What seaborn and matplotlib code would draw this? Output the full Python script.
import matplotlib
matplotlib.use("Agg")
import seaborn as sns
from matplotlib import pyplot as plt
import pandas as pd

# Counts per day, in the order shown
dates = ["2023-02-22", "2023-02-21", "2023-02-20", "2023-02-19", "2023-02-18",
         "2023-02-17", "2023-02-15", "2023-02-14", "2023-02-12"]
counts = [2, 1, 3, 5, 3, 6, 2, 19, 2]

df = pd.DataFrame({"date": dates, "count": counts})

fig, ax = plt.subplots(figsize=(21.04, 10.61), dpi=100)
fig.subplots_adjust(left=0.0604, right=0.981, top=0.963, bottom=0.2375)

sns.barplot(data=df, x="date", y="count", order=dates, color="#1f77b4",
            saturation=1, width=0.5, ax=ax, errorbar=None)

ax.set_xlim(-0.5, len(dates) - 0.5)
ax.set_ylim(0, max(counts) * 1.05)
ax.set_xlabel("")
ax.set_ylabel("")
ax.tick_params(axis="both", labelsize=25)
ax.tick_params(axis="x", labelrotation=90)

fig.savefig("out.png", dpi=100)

> WHAT YOU ARE ASKED TO DO: Quote the listing above from its first line to the line with "import pandas as pd", inclusive, and add nothing.

> SOLUTION:
What seaborn and matplotlib code would draw this? Output the full Python script.
import matplotlib
matplotlib.use("Agg")
import seaborn as sns
from matplotlib import pyplot as plt
import pandas as pd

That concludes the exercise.